Sunday, 10 October 2010

The Social Network

If anything will define the last decade, the explosion of social networking media would be very close to the top of the list. The biggest hitter of them all of course - Harvard undergrad Mark Zuckerberg’s behemoth: Facebook

Set primarily inside two court deposition rooms, “The Social Network” tells in flashback the sequence of events surrounding the inception and foundation of Facebook, as told through the eyes of Zuckerberg himself (in a performance unlike any other which Jesse Eisenberg has ever delivered); Eduardo Saverin (his business partner portrayed by Andrew Garfield); and Cameron and Tyler Winklevoss (two other Harvard students, who sued Zuckerberg for allegedly stealing the idea for Facebook)

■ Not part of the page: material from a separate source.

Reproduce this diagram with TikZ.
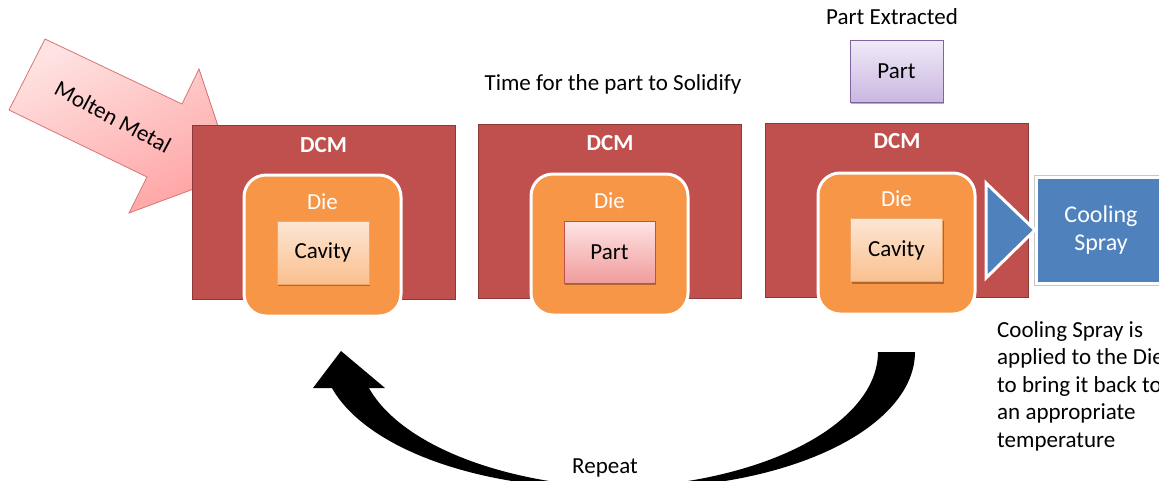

Aaron Sorkin’s script is superb, not coming down on any side of the legal wrangling, but instead – having chosen to set the film during the disputes – using the 3 different versions of events to present different scenes to the viewer, and allow them to try and piece together an opinion of their own regarding who’s right and who’s wrong.

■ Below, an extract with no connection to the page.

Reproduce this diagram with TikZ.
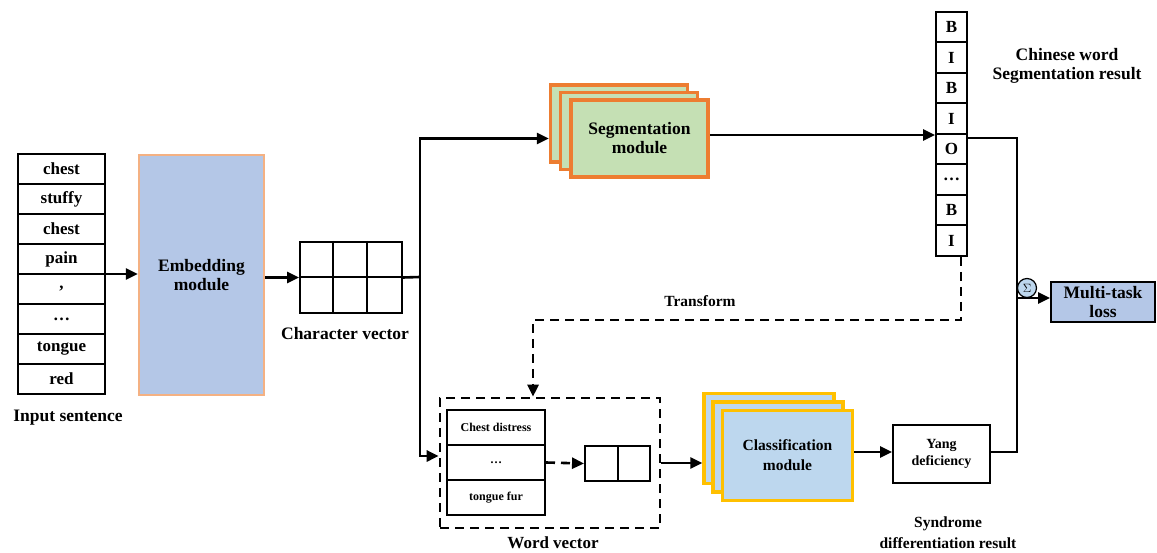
\documentclass[tikz,border=0pt]{standalone}
\usepackage{fontspec}
\setmainfont{Liberation Serif}
\usetikzlibrary{arrows.meta}

\definecolor{embfill}{RGB}{180,199,231}
\definecolor{embdraw}{RGB}{244,177,131}
\definecolor{segfill}{RGB}{197,224,180}
\definecolor{segdraw}{RGB}{237,125,49}
\definecolor{clsfill}{RGB}{189,215,238}
\definecolor{clsdraw}{RGB}{255,192,0}

\tikzset{every picture/.style={line width=0.75pt}}
\tikzset{
  bigtxt/.style={font=\fontsize{17.5}{19}\selectfont\bfseries, align=center},
  wcell/.style={draw, line width=2pt, minimum width=87pt, minimum height=30pt, inner sep=0pt, font=\fontsize{17}{19}\selectfont\bfseries},
  biocell/.style={draw, line width=2pt, minimum width=31pt, minimum height=30.5pt, inner sep=0pt, font=\fontsize{17}{19}\selectfont\bfseries},
  vcell/.style={draw, line width=2pt, minimum width=98pt, minimum height=35pt, inner sep=0pt, font=\fontsize{12}{14}\selectfont\bfseries},
  segbox/.style={draw=segdraw, fill=segfill, line width=3.5pt, minimum width=137pt, minimum height=77pt, inner sep=0pt},
  clsbox/.style={draw=clsdraw, fill=clsfill, line width=3.5pt, minimum width=130pt, minimum height=90pt, inner sep=0pt},
  conn/.style={line width=2.6pt, -{Triangle[length=12pt,width=11pt]}},
  dconn/.style={conn, dash pattern=on 9pt off 6pt},
}

\begin{document}
\begin{tikzpicture}[x=1pt,y=1pt,yscale=-1,xscale=1]
	\useasboundingbox (0,0) rectangle (1157,553);

	% input sentence
	\foreach \w [count=\i] in {chest,stuffy,chest,pain,{,},\dots,tongue,red}
		\node[wcell] (w\i) at (61.5,{139+30*\i}) {\w};
	\node[bigtxt] (intxt) at (68,418) {Input sentence};

	% embedding module
	\node[draw=embdraw, fill=embfill, line width=2.5pt, minimum width=125pt, minimum height=240pt, bigtxt] (emb) at (201.5,275) {Embedding\\module};
	\draw[conn] (105,274) -- (emb.west |- 0,274);

	% character vector
	\node[draw, line width=2pt, minimum width=102pt, minimum height=71pt, inner sep=0pt] (cv) at (351,277.5) {};
	\draw[line width=2pt] (cv.west) -- (cv.east);
	\foreach \k in {1,2}
		\draw[line width=2pt] (cv.north west) ++(34*\k,0) -- ++(0,71);
	\node[bigtxt] (cvtxt) at (345,334) {Character vector};
	\draw[conn] (emb.east |- cv.west) -- (cv.west);

	% segmentation module
	\node[segbox] (segb) at (619,123.5) {};
	\node[segbox] (segm) at (629,131) {};
	\node[segbox, bigtxt] (segf) at (639.5,138.5) {Segmentation\\module};

	% word vector block
	\node[draw, line width=2.6pt, dash pattern=on 9pt off 6pt, minimum width=220pt, minimum height=130pt] (wvbox) at (550,463) {};
	\node[vcell] (v1) at (496,427.5) {Chest distress};
	\node[vcell] (v2) at (496,462.5) {\dots};
	\node[vcell] (v3) at (496,497.5) {tongue fur};
	\node[draw, line width=2pt, minimum width=65pt, minimum height=35pt, inner sep=0pt] (sv) at (617.5,463.5) {};
	\draw[line width=2pt] (sv.north) -- (sv.south);
	\draw[dconn] (v2.east) -- (sv.west);
	\node[font=\fontsize{17}{19}\selectfont\bfseries] (wvtxt) at (553,543) {Word vector};

	% split after the character vector
	\draw[line width=2.6pt] (cv.east) -- (420,277) coordinate (split);
	\draw[conn] (split) |- (segb.west |- segf.center);
	\draw[conn] (split) |- ([yshift=-7pt]wvbox.west);

	% BIO tags
	\foreach \t [count=\i] in {B,I,B,I,O,\dots,B,I}
		\node[biocell] (b\i) at (951.5,{-3.25+30.5*\i}) {\t};
	\node[bigtxt] (cwtxt) at (1067,66) {Chinese word\\Segmentation result};
	\draw[conn] (segf.east |- b4.south) -- (b4.south west);

	% classification module
	\node[clsbox] (clsb) at (769,438.5) {};
	\node[clsbox] (clsm) at (778,447) {};
	\node[clsbox, font=\fontsize{15.5}{20}\selectfont\bfseries, align=center] (clsf) at (787.5,455.5) {Classification\\module};
	\draw[conn] (wvbox.east) -- (wvbox.east -| clsb.west);

	% syndrome result
	\node[draw, line width=2pt, minimum width=97pt, minimum height=58pt, inner sep=0pt, font=\fontsize{14}{17}\selectfont\bfseries, align=center] (yang) at (941.5,454) {Yang\\deficiency};
	\node[font=\fontsize{15.5}{21}\selectfont\bfseries, align=center] (sdtxt) at (948,533) {Syndrome\\differentiation result};
	\draw[conn] (clsf.east |- 0,452) -- (yang.west |- 0,452);

	% multi-task loss
	\coordinate (jn) at (1017,298);
	\node[draw, line width=2pt, fill=embfill, minimum width=104pt, minimum height=40pt, inner sep=0pt, font=\fontsize{17.5}{19}\selectfont\bfseries, align=center] (loss) at (1103,302) {Multi-task\\loss};
	\draw[line width=2.6pt] ([yshift=3pt]b4.south east) -| (jn);
	\draw[line width=2.6pt] (yang.east |- 0,452) -| (jn);
	\draw[conn] (jn) -- (loss.west |- jn);
	\node[draw, line width=1.2pt, fill=clsfill, circle, minimum size=19pt, inner sep=0pt, font=\fontsize{13}{13}\selectfont] (sig) at (1027,288) {$\Sigma$};

	% transform
	\coordinate (tin) at ([xshift=-17pt]wvbox.north);
	\draw[dconn] ([xshift=9.5pt]b8.south) -- ++(0,63) -| (tin);
	\node[font=\fontsize{15.5}{18}\selectfont\bfseries] (trtxt) at (700,301) {Transform};

\end{tikzpicture}
\end{document}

There are some great laughs too, clearly poking fun at the mania of the modern system, which has become so dependent on Facebook. When Saverin’s girlfriend berates him about his relationship status remaining as “Single” rather than “in a relationship”, it feels like every single member of the audience knows that this is far more than the triviality which it should be – in this day and age this is a serious issue.

At the centre of it all of course is the Zuckerberg character itself. An insanely bright, witty and yet incredible dark individual, Mark Zuckerberg is a certifiable genius, but at the same time a certifiable jackass to boot. He is not a likeable man, and indeed his (very quickly to become ex) girlfriend at the start of the movie sums him up saying: “You’ll grow old thinking that everyone hates you because you’re a nerd. It’s not that at all Mark, it’s just that you’re an arrogant asshole.” (or words to that effect). How ironic that someone who has such complete trouble with social interaction should ultimately be the one to create the greatest social tool mankind has ever seen.

This is very different to the role you’d traditionally expect to find Jesse Eisenberg in. In the past he’s been described as taking the roles which Michael Cera would pass off, but here he more than out shines that particular shadow, bringing nuance to the genius on screen.

Justin Timberlake also stars, in the role of Sean Parker, founder of Napster, and in many ways the man Mark Zuckerberg wishes he could be. Parker is savvy, cool, and you get the feeling he can (and does) get any girl he wants, whenever he wants her. He almost presents the cautionary tale though, in that you feel like he’s a loose cannon ready to go off at any moment – something which clearly worries the Andrew Garfield character, who is very much the ethical barometer of the film, far more able to read into people than Mark is.